- Born: 12 September 1937 Geneva, Switzerland
- Citizenship: United Kingdom Switzerland Portugal
- Education: Institut Le Rosey
- Alma mater: Harvard University
- Occupations: Philanthropist; Businessman; Socialite;
- Parents: Prince Aly Khan (father); Joan Yarde-Buller (mother);
- Relatives: Aga Khan IV (brother)
- Family: Fatimid Dynasty

Chairman of the Aga Khan Museum
- Incumbent
- Assumed office 2006

= Amyn Aga Khan =

Philanthropist and brother of Aga Khan IV

Prince Amyn Muhammad Aga Khan (امین محمد آغا خان; born 12 September 1937) is philanthropist, socialite and art patron. He is the son of Prince Aly Khan and Joan Yarde-Buller and the younger brother of Karim al-Husseini, Aga Khan IV.

==Early life and education==
Amyn was born on 12 September 1937 in Geneva. Like his elder brother, he attended the Institut Le Rosey and Harvard College. He graduated from Harvard in 1960 with an A.B. magna cum laude in literature and economics. Amyn further pursued graduate studies in comparative literature at Harvard, receiving an A.M. in comparative literature in 1963 whilst also studying at the New England Conservatory. During his studies, he was additionally engaged as a graduate instructor in French.

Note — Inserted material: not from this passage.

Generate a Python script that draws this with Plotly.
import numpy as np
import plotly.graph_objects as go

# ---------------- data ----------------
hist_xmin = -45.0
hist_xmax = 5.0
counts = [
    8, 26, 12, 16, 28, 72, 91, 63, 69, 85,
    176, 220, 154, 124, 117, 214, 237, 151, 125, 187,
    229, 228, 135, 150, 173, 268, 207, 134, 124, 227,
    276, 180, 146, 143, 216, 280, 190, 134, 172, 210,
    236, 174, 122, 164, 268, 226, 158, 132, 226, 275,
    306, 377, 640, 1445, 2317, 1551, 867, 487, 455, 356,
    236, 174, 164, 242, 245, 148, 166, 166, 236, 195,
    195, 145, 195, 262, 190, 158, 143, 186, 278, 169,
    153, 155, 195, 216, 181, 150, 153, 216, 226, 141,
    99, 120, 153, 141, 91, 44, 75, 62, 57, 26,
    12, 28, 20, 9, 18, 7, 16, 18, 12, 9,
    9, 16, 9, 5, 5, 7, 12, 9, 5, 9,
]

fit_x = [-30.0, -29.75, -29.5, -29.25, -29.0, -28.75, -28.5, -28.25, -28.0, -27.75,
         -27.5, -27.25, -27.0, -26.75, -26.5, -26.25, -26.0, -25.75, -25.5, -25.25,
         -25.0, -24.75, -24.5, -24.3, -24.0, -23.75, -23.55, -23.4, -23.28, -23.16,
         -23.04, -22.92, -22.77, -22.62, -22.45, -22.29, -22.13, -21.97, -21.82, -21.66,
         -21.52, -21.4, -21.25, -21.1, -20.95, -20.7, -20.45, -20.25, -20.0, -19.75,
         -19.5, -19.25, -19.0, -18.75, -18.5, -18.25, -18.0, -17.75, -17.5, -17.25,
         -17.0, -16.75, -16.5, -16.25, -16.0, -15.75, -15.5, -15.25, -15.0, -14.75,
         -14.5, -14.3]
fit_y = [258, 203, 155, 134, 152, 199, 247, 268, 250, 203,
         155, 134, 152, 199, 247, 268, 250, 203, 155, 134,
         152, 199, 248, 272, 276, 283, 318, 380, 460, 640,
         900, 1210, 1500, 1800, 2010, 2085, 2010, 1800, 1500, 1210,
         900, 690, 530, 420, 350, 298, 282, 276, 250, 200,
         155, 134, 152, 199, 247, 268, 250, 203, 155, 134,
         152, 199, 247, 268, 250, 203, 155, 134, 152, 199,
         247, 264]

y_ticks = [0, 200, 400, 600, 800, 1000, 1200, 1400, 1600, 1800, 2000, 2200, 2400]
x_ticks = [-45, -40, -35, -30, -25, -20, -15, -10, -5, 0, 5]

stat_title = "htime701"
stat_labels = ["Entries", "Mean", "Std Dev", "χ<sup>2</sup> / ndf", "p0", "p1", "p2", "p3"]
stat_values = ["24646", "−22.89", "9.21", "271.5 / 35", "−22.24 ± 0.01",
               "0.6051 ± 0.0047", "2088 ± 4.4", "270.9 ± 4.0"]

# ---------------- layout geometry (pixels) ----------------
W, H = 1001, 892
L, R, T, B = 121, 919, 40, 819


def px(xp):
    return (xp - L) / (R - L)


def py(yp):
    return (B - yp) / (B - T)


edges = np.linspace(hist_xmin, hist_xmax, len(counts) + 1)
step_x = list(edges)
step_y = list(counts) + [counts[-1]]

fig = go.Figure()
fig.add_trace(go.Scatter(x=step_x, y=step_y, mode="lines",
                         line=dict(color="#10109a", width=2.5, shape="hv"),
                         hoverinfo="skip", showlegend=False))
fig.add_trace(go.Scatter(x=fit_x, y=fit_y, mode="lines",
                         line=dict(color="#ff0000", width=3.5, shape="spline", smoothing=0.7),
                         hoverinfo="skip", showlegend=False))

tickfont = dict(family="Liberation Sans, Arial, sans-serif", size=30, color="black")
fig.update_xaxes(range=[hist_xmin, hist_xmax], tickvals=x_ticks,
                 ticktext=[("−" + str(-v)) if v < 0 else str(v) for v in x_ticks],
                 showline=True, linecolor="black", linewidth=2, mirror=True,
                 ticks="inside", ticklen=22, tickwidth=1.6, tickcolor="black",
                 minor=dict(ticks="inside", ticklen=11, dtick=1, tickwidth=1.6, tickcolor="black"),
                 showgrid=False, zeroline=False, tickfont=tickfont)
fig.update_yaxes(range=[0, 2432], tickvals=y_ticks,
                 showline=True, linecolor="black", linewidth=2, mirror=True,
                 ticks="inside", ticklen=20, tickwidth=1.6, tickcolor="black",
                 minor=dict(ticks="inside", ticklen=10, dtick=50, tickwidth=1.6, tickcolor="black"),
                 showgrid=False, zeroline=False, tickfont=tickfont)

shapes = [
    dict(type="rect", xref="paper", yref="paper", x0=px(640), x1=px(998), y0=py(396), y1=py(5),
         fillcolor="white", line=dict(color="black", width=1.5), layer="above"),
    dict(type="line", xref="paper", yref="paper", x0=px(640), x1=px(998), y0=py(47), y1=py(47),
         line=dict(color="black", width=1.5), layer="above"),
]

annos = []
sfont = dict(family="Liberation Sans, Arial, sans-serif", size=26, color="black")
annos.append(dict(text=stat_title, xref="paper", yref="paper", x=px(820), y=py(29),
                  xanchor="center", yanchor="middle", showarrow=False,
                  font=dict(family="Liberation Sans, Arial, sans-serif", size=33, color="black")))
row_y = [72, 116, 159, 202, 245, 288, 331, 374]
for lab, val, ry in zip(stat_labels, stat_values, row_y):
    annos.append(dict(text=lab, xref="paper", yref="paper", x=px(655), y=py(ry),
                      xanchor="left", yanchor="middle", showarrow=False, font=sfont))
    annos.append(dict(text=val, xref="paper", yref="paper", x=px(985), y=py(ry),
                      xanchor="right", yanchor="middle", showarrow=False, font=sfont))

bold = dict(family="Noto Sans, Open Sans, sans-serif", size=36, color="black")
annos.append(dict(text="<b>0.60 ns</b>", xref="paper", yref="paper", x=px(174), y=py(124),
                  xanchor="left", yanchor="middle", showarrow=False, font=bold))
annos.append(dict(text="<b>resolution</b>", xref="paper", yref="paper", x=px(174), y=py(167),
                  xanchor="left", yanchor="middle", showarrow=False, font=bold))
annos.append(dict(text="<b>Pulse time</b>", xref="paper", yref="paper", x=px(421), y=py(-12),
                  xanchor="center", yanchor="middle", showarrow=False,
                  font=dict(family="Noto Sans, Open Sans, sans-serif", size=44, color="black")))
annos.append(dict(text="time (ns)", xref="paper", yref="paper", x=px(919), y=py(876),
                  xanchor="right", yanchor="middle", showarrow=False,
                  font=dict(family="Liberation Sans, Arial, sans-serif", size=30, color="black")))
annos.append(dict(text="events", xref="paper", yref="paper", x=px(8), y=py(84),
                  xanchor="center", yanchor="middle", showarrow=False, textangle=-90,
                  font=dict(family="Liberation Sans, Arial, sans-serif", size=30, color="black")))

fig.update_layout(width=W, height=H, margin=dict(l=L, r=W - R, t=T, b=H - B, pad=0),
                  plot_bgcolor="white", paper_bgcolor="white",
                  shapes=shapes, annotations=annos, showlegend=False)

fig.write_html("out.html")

==Professional activities==
After completing his graduate studies, he worked at the United Nations Secretariat for the Department of Economic and Social Affairs from 1964 until 1968, after which time he took on leadership roles in a variety of Ismaili institutions. On 7 December 1974, he was invested as Chief Scout of the Ismaili Scouts Association in a ceremony in Karachi. As of 2006, he is chairman of the executive committee of the Aga Khan Fund for Economic Development (AKFED) and of Tourism Promotion Services, parent company of the Serena Hotels chain and chairman of the Board of the Directors of the Aga Khan Museum. In December 2015, he was accredited as the personal representative of the Aga Khan to Bangladesh. He has variously been a member of the Acquisitions Committee of the Louvre Museum, Chairman of the Friends of the Domaine de Chantilly, a trustee of the World Monuments Fund, and a director of the Silk Road Project. Despite his public engagements, he remains a private figure.

== Awards ==
Amyn Aga Khan received the Medal of Honour of Porto City in a ceremony that took place on 9 July 2019. Amyn Aga Khan was awarded the city's Medal of Honour by the Mayor of the Porto Municipality, Rui Moreira, who presided over a ceremony at the Casa do Roseiral, in the Gardens of the Palacio de Cristal. The medal was presented in honour of "a great patron of the arts."

==Honours==

- France: Officier de la Légion d'honneur in 2025.